Scouts celebrate Founders Day, urged to make Trinidad and Tobago better

The content originally appeared on: Trinidad and Tobago Newsday

South Central scouts renew their Sout promise during a church service at the Susmachar Presbyterian church, San Fernando followed by parade through the streets of San Fernando as part of their Founders Day celebrations on Sunday. – Photo by Lincoln Holder

South Central District scouts have been urged to use their God-given gifts to make TT and the world a better place.

“God has called all of us to love and serve. That is part of your scout promise. Our lives are defined by what we do, what we accomplished despite our personal hurts and disappointments that come our way,” Dr Rev Randall Sammah said.

He spoke at the Founder’s Day celebrations, which started with a service and award ceremony at the Susamachar Presbyterian Church in San Fernando on Sunday.

“Young scouts, cubs, older scouts and leaders, scouting brings out our gifts, our talents, our aptitude that God has blessed us with. Let us be willing to use what God has given us to make our nation and the world a better place.”

After the event, there was a procession in the streets.

Sammah said two of the most important days in people’s lives are the day they were born and the day they found out why.

He added that everyone has a purpose, notwithstanding where they find themselves or where God places them.

Lord Baden Powell, whose birthday was February 22, 1857, founded scouting in 1907. Every year, Founder’s Day is celebrated internationally with activities remembering the founder.

In Trinidad, scouting started in 1911.

The oldest group is Queen’s Royal College Sea Scout Troop, while the second oldest in the islands is the fifth Naparima Scout Group, founded in 1919 and sponsored by Susamachar Presbyterian Church.

TT has six districts.

National Scout Commissioner Mark John gave remarks saying scouts come together not only as members of the organisation but as friends bonded by a shared sense of purpose and adventure.

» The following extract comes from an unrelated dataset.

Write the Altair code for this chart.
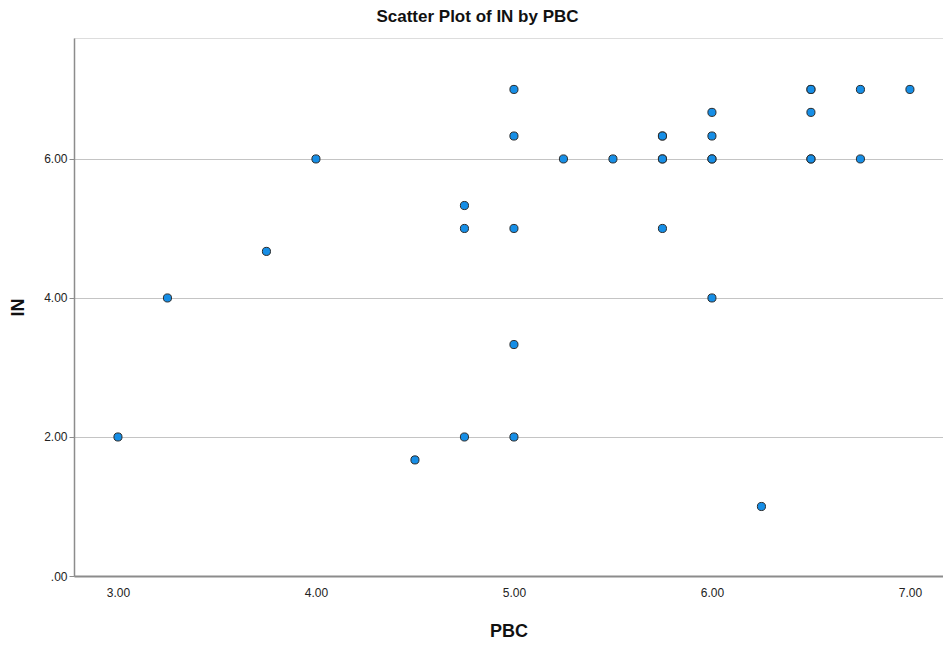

“From the youngest to the most senior scouts, each member contributes to the rich tapestry of experiences and memories that bind us together as one. As Lord Powell said, ‘The spirit is there in every boy; it has to be discovered and brought to light,” John said.

South Central scouts parade along Sutton street San Fernando as part of their Founders Day celebrations on Sunday. – Photo by Lincoln Holder

“It is this spirit of fellowship and unity that makes scouting truly indispensable in the lives of young people around the world.”

He expressed gratitude to the dedicated leaders, volunteers, parents, and supporters who have played an instrumental role in nurturing and sustaining the movement.

Girl Guides commissioner Darrel Leacock said, “We aspire to work with our brothers to carry out the founder message that was conceived so many years ago.”

District chairman Bashir Mohammed welcomed the scouts, adding that the South Central district is one of the most active in the country. He thanked the volunteers and supporters for their unwavering support of the movement.

San Fernando mayor Robert Parris gave remarks and reminisced about being a scout as a boy.

Parris said when he looked at the scouts, it brought him back to his childhood days. He believes that among the scouts could be a future minister, mayor or even prime minister.

He recalled being a scout alongside current Government ministers Brain Manning and Randall Mitchell.

He said as a leader and a politician, he is forced to make some difficult decisions.

“We have an issue with leadership in this country. The time has come for a leader to evolve among us,” Parris said.

He added that the major difference between a mayor and a councillor is he has to make tough decisions. By doing that, he has lost a lot of friends.

“That is ok. I will lose as many friends as I can, one for being honourable and two for telling the truth. We live in a society where the truth has become foreign to people. I am scared of lying. I prefer to tell the truth than a lie,” Parris said.

“I prefer to do what is right than to have friends. That is the definition of what leadership is and that is what TT needs. Stop trying to make popular decisions. San Fernando needs leadership right now. We have fallen, based on what I remember San Fernando to be.”

He cited the state of the Harris Promenade.

Parris recalled that all the nearby schools used to converge on the promenade and that no longer happens. The mayor, who is also the councillor for Pleasantville, said the solution is leadership and nothing else.

He said people could not walk up High Street a few months ago because of a bad decision. He was referring to street vending issues.

“Cars could not traverse properly. Why? Because of a bad decision. I have no problem admitting that I was a part of a council that supported a bad decision,” he said.

He vowed to continue making the right decisions.